▶ To be done:
In the entries below, print exactly the lines from the first through the one with "from matplotlib.lines import Line2D", both included, and none of the pictures.

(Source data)
-*-

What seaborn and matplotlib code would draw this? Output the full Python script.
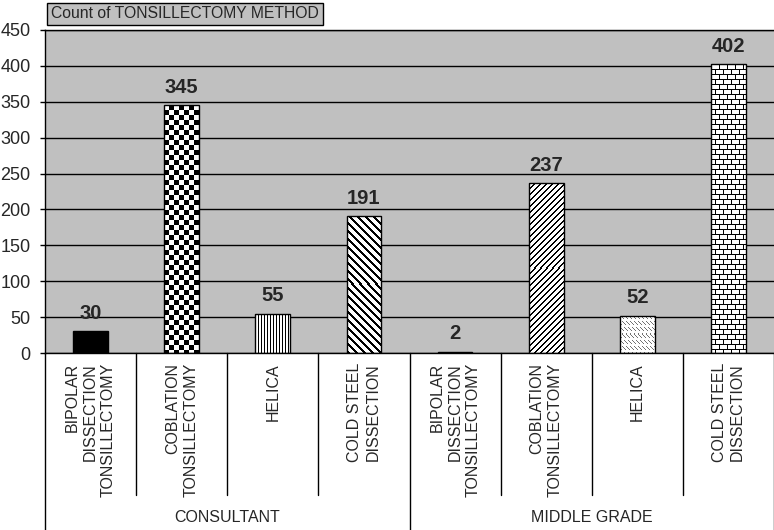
import numpy as np
import pandas as pd
import seaborn as sns
import matplotlib.pyplot as plt
from matplotlib.lines import Line2D

# data
groups = ['CONSULTANT', 'MIDDLE GRADE']
methods = ['BIPOLAR\nDISSECTION\nTONSILLECTOMY', 'COBLATION\nTONSILLECTOMY',
           'HELICA', 'COLD STEEL\nDISSECTION']
consultant = [30, 345, 55, 191]
middle_grade = [2, 237, 52, 402]
patterns = ['solid', 'checker', 'vlines', 'bdiag_thick',
            'solid', 'fdiag', 'dashdiag', 'brick']

df = pd.DataFrame({
    'key': [f'{g}|{m}' for g in groups for m in methods],
    'group': [g for g in groups for m in methods],
    'method': methods * 2,
    'count': consultant + middle_grade,
})

sns.set_style('white')
plt.rcParams['font.family'] = ['Liberation Sans', 'DejaVu Sans']

fig = plt.figure(figsize=(7.74, 5.30), dpi=100)
W, H = 774, 530
ax = fig.add_axes([45 / W, (H - 353) / H, (W - 45) / W, (353 - 30) / H])
ax.set_facecolor('#c0c0c0')

sns.barplot(data=df, x='key', y='count', ax=ax, color='white',
            edgecolor='black', linewidth=1, width=0.38, saturation=1)

ax.set_xlim(-0.5, 7.5)
ax.set_ylim(0, 450)
ax.set_yticks(range(0, 451, 50))
ax.yaxis.grid(True, color='black', linewidth=1)
ax.set_axisbelow(True)
ax.set_xticks([])
ax.set_xlabel('')
ax.set_ylabel('')
ax.tick_params(axis='y', left=True, length=3.5, width=1, color='black',
               labelsize=13, pad=7)
for s in ['left', 'bottom', 'top']:
    ax.spines[s].set_color('black')
    ax.spines[s].set_linewidth(1)
ax.spines['right'].set_visible(False)


def pattern_array(kind, w, h):
    # row 0 is the top of the bar
    yy, xx = np.indices((h, w))
    if kind == 'checker':
        return ((xx // 5 + yy // 5) % 2).astype(float)
    if kind == 'vlines':
        return (xx % 3 == 0).astype(float)
    if kind == 'bdiag_thick':
        return ((xx - yy) % 8 < 3).astype(float)
    if kind == 'fdiag':
        return ((xx + yy) % 6 < 2).astype(float)
    if kind == 'dashdiag':
        return (((xx - yy) % 4 == 0) & (yy % 6 < 4)).astype(float) * 0.55
    if kind == 'brick':
        row = yy // 5
        off = np.where(row % 2 == 0, 0, 4)
        return ((yy % 5 == 0) | ((xx + off) % 8 == 0)).astype(float)
    return np.zeros((h, w))


bars = ax.patches
for p, kind in zip(bars, patterns):
    if kind == 'solid':
        p.set_facecolor('black')
        p.set_zorder(2)
        continue
    bb = p.get_window_extent()
    w = max(int(round(bb.width)), 1)
    h = max(int(round(bb.height)), 1)
    arr = pattern_array(kind, w, h)
    x0, y0 = p.get_x(), p.get_y()
    img = ax.imshow(arr, extent=(x0, x0 + p.get_width(), y0, y0 + p.get_height()),
                    origin='upper', cmap='gray_r', vmin=0, vmax=1,
                    interpolation='nearest', aspect='auto', zorder=1.9)
    img.set_clip_path(p)
    p.set_facecolor('none')
    p.set_zorder(2)

ax.set_xlim(-0.5, 7.5)
ax.set_ylim(0, 450)

for c in ax.containers:
    ax.bar_label(c, padding=6, fontsize=14.5, fontweight='bold')

# category axis below the plot
xt = ax.get_xaxis_transform()
ah = 353 - 30
bottom = -(H - 353) / ah
for i in range(len(df) + 1):
    b = i - 0.5
    yend = bottom if i in (0, 4, 8) else -(495 - 353) / ah
    ax.add_line(Line2D([b, b], [0, yend], transform=xt, color='black',
                       linewidth=1, clip_on=False))

for i, m in enumerate(df['method']):
    ax.text(i, -(363 - 353) / ah, m, transform=xt, rotation=90,
            ha='center', va='top', multialignment='right', fontsize=11.5,
            linespacing=1.25)

for j, g in enumerate(groups):
    ax.text(j * 4 + 1.5, -(517 - 353) / ah, g, transform=xt,
            ha='center', va='center', fontsize=11.5)

fig.text(51 / W, 1 - 14 / H, 'Count of TONSILLECTOMY METHOD', fontsize=11.3,
         ha='left', va='center',
         bbox=dict(boxstyle='square,pad=0.25', facecolor='#c0c0c0',
                   edgecolor='black', linewidth=1))

fig.savefig('out.png', dpi=100)
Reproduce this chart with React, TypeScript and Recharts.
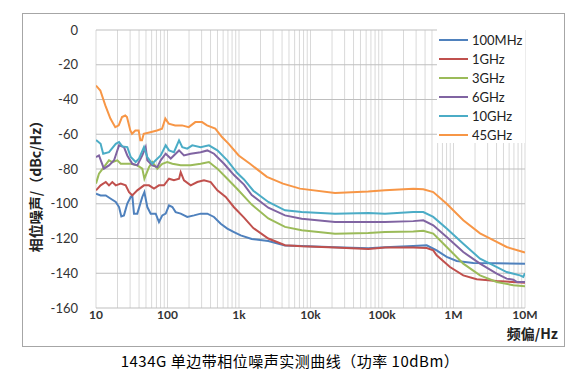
import { LineChart, Line, XAxis, YAxis, CartesianGrid } from 'recharts';

// offset frequency (Hz) / SSB phase noise (dBc/Hz)
const pn100MHz = [
  [10, -94.2], [11.6, -95.2], [13.7, -95.2], [16.1, -97.1], [18.9, -99], [21, -101.9], [22.6, -107.3],
  [24.6, -106.7], [27.4, -99.9], [30.6, -96.1], [32.2, -95.2], [34, -105.7], [37.8, -105.7], [44.4, -96.1],
  [47.5, -93.3], [52.2, -101.9], [58.2, -105.7], [68.4, -105.7], [76, -110.5], [84.6, -106.7], [94.4, -105.7],
  [105, -100.9], [117, -101.9], [130, -104.8], [153, -105.7], [189, -107.6], [235, -106.7], [291, -105.7],
  [361, -105.7], [447, -107.6], [555, -111.5], [686, -114.3], [851, -116.3], [1056, -118.2], [1506, -120.3],
  [2570, -121.4], [4400, -124], [7530, -124.3], [22000, -125], [64300, -125.6], [110000, -125], [274000, -124.3],
  [422000, -123.9], [582000, -126.8], [803000, -130.6], [1.11e6, -132.9], [1.89e6, -134.1], [4e6, -134.3], [1e7, -134.5],
];
const pn1GHz = [
  [10, -92.3], [11.6, -89.4], [13.7, -87.5], [15.2, -89.4], [16.9, -87.5], [18.9, -89.4], [22.2, -88.4],
  [26, -89.4], [29, -93.3], [32.2, -95.2], [37.8, -92.3], [46.9, -89.4], [55.1, -89.4], [64.7, -91.3],
  [76, -89.4], [89.3, -89.4], [105, -85.6], [123, -86.5], [145, -85.6], [153, -81.8], [170, -86.5],
  [211, -89.4], [261, -87.5], [324, -86.5], [402, -87.5], [498, -92.3], [652, -96.1], [851, -102],
  [1175, -108], [1585, -114], [2570, -120], [4400, -123.9], [7530, -124.5], [22000, -125.2], [64300, -126],
  [110000, -125.2], [274000, -125.2], [422000, -125.5], [521000, -126.8], [582000, -129.7], [893000, -136.4],
  [1.37e6, -141.2], [2.11e6, -143.5], [4.02e6, -144.5], [1e7, -145.4],
];
const pn3GHz = [
  [10, -88.4], [11, -82.7], [12.9, -78.9], [15.2, -75], [16.9, -76], [19.9, -75], [22.2, -77], [26, -77],
  [30.6, -77], [37.8, -77.9], [44.4, -79.8], [47.5, -85.6], [55.1, -78.9], [61.3, -76], [72, -79.8],
  [84.6, -77], [99.3, -76], [117, -77], [153, -77.9], [211, -77.9], [291, -77], [380, -76], [498, -79.8],
  [686, -85.6], [946, -91.5], [1506, -100.5], [2570, -108.5], [4400, -113.3], [7530, -115.3], [22000, -117.2],
  [64300, -116.8], [110000, -116.3], [274000, -115.9], [378000, -115.5], [521000, -117.2], [803000, -124.9],
  [1.37e6, -134.5], [2.35e6, -141.2], [4.02e6, -145], [6.86e6, -146.9], [1e7, -147.5],
];
const pn6GHz = [
  [10, -73.1], [11, -72.2], [12.9, -79.8], [15.2, -77.9], [17.9, -75], [21, -66.4], [24.6, -67.4],
  [27.4, -72.2], [32.2, -77], [37.8, -77.9], [44.4, -72.2], [49.5, -67.4], [52.2, -75], [61.3, -77.9],
  [72, -78.9], [80.3, -75], [94.4, -71.2], [111, -74], [130, -71.2], [145, -69.3], [170, -72.2],
  [211, -71.2], [291, -70.3], [361, -69.3], [447, -71.2], [617, -77], [851, -83.5], [1175, -89],
  [1506, -95], [2570, -102.3], [4400, -106.7], [7530, -108.6], [22000, -110.5], [64300, -110.5],
  [110000, -110.5], [274000, -110], [378000, -109.5], [521000, -112.4], [803000, -119.1], [1.37e6, -127.8],
  [2.35e6, -134.5], [4.02e6, -140.2], [5.54e6, -143.1], [6.86e6, -143.7], [7.65e6, -145], [1e7, -145],
];
const pn10GHz = [
  [10, -63.3], [11.6, -65.5], [12.6, -71.2], [15.2, -70.3], [18.9, -65.5], [21, -64.5], [23.3, -67],
  [27.4, -67.4], [30.6, -73.1], [35.9, -76], [39.9, -74], [46.9, -67.4], [52.2, -73.1], [61.3, -77],
  [68.4, -75], [80.3, -72.2], [94.4, -66.4], [105, -69.3], [123, -70.3], [145, -63.5], [161, -67.4],
  [189, -68.3], [222, -66.4], [291, -67.4], [380, -66.4], [498, -69.3], [686, -75], [946, -82.3],
  [1175, -86], [1585, -92.5], [2570, -99], [4400, -103.8], [7530, -104.8], [22000, -105.7], [64300, -105.3],
  [110000, -105.7], [274000, -104.8], [378000, -104.8], [521000, -107.6], [803000, -114.3], [1.37e6, -123],
  [2.35e6, -131.6], [3.24e6, -134.5], [5.54e6, -139.3], [8.51e6, -141.2], [9.46e6, -142.1], [1e7, -140],
];
const pn45GHz = [
  [10, -32], [11.5, -34.8], [13.5, -43.4], [15.9, -51], [18.6, -55.9], [20.8, -54.9], [23.1, -50.1],
  [25.7, -49.2], [27.1, -50.1], [30.2, -57.8], [31.9, -59.7], [35.5, -57.8], [39.5, -57.8], [41.7, -63.5],
  [44, -63.5], [46.5, -59.7], [57.5, -58.8], [71.3, -57.8], [83.8, -56.8], [93.2, -51], [104, -53.9],
  [128, -54.9], [160, -54.9], [198, -55.9], [245, -53], [304, -53], [357, -54.9], [466, -56.8], [578, -61.6],
  [718, -65.5], [990, -72.2], [1425, -77], [2457, -84.5], [4120, -88.4], [7130, -91.3], [22000, -93.8],
  [64300, -93], [110000, -92.3], [274000, -91.3], [378000, -91.7], [521000, -93.3], [803000, -100],
  [1.37e6, -109.5], [2.35e6, -117], [4.02e6, -122], [5.54e6, -124.9], [9.46e6, -127.8], [1e7, -128.1],
];

const seriesNames = ['100MHz', '1GHz', '3GHz', '6GHz', '10GHz', '45GHz'];
const seriesData = [pn100MHz, pn1GHz, pn3GHz, pn6GHz, pn10GHz, pn45GHz];
const seriesColors = ['#4F81BD', '#C0504D', '#9BBB59', '#8064A2', '#4BACC6', '#F79646'];

const majorTicks = [10, 100, 1000, 10000, 100000, 1000000, 10000000];
const majorLabels = ['10', '100', '1k', '10k', '100k', '1M', '10M'];
const yTicks = [0, -20, -40, -60, -80, -100, -120, -140, -160];

// every 1..9 step in each decade, for the log grid
const xTicks: number[] = [];
majorTicks.slice(0, -1).forEach((d) => {
  for (let m = 1; m < 10; m++) xTicks.push(m * d);
});
xTicks.push(10000000);

const FONT = "Lato, 'Noto Sans CJK SC', sans-serif";
const CJK = "'Noto Sans CJK SC', sans-serif";

function fmtX(v: number) {
  const i = majorTicks.indexOf(v);
  return i >= 0 ? majorLabels[i] : '';
}

function LegendBox() {
  return (
    <div style={{ position: 'absolute', left: 437, top: 29, background: '#fff', width: 88, height: 114, paddingTop: 1, boxSizing: 'border-box' }}>
      {seriesNames.map((n, i) => (
        <div key={n} style={{ display: 'flex', alignItems: 'center', height: 19, fontFamily: FONT, fontSize: 13, color: '#222' }}>
          <span style={{ display: 'inline-block', width: 29, height: 2, background: seriesColors[i], marginLeft: 2, marginRight: 4 }} />
          {n}
        </div>
      ))}
    </div>
  );
}

export default function App() {
  const data = seriesData.map((s) => s.map(([f, v]) => ({ f, v })));
  return (
    <div style={{ position: 'absolute', left: 0, top: 0, width: 585, height: 378, background: '#fff', fontFamily: FONT }}>
      <div style={{ position: 'absolute', left: 22, top: 13, width: 541, height: 332, border: '1px solid #a6a6a6' }} />
      <LineChart width={585} height={378} margin={{ top: 30, right: 60, bottom: 40, left: 36 }} style={{ position: 'absolute', left: 0, top: 0 }}>
        <CartesianGrid horizontal={false} stroke="#d9d9d9" />
        <CartesianGrid vertical={false} stroke="#bfbfbf" />
        <XAxis
          type="number"
          dataKey="f"
          scale="log"
          domain={[10, 10000000]}
          ticks={xTicks}
          interval={0}
          tickFormatter={fmtX}
          axisLine={false}
          tickLine={false}
          tickSize={0}
          tickMargin={2}
          height={30}
          allowDataOverflow
          tick={{ fontSize: 12, fontWeight: 'bold', fill: '#333', fontFamily: FONT }}
        />
        <YAxis
          type="number"
          dataKey="v"
          domain={[-160, 0]}
          ticks={yTicks}
          interval={0}
          axisLine={false}
          tickLine={false}
          tickSize={0}
          tickMargin={18}
          width={60}
          tick={{ fontSize: 13, fill: '#333', fontFamily: FONT }}
        />
        {seriesNames.map((n, i) => (
          <Line
            key={n}
            data={data[i]}
            dataKey="v"
            name={n}
            type="linear"
            stroke={seriesColors[i]}
            strokeWidth={2}
            dot={false}
            isAnimationActive={false}
          />
        ))}
      </LineChart>
      <LegendBox />
      <div style={{ position: 'absolute', left: 35, top: 183, transform: 'translate(-50%, -50%) rotate(-90deg)', whiteSpace: 'nowrap', fontSize: 14, fontWeight: 'bold', color: '#222', fontFamily: CJK }}>
        相位噪声/（dBc/Hz）
      </div>
      <div style={{ position: 'absolute', right: 27, top: 324, fontSize: 14, lineHeight: '18px', fontWeight: 'bold', color: '#222', fontFamily: CJK }}>频偏/Hz</div>
      <div style={{ position: 'absolute', left: 0, width: 580, top: 350, textAlign: 'center', fontSize: 15, letterSpacing: 0.5, color: '#000', fontFamily: CJK }}>
        1434G 单边带相位噪声实测曲线（功率 10dBm）
      </div>
    </div>
  );
}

-*-

▶ Answer to the problem:
What seaborn and matplotlib code would draw this? Output the full Python script.
import numpy as np
import pandas as pd
import seaborn as sns
import matplotlib.pyplot as plt
from matplotlib.lines import Line2D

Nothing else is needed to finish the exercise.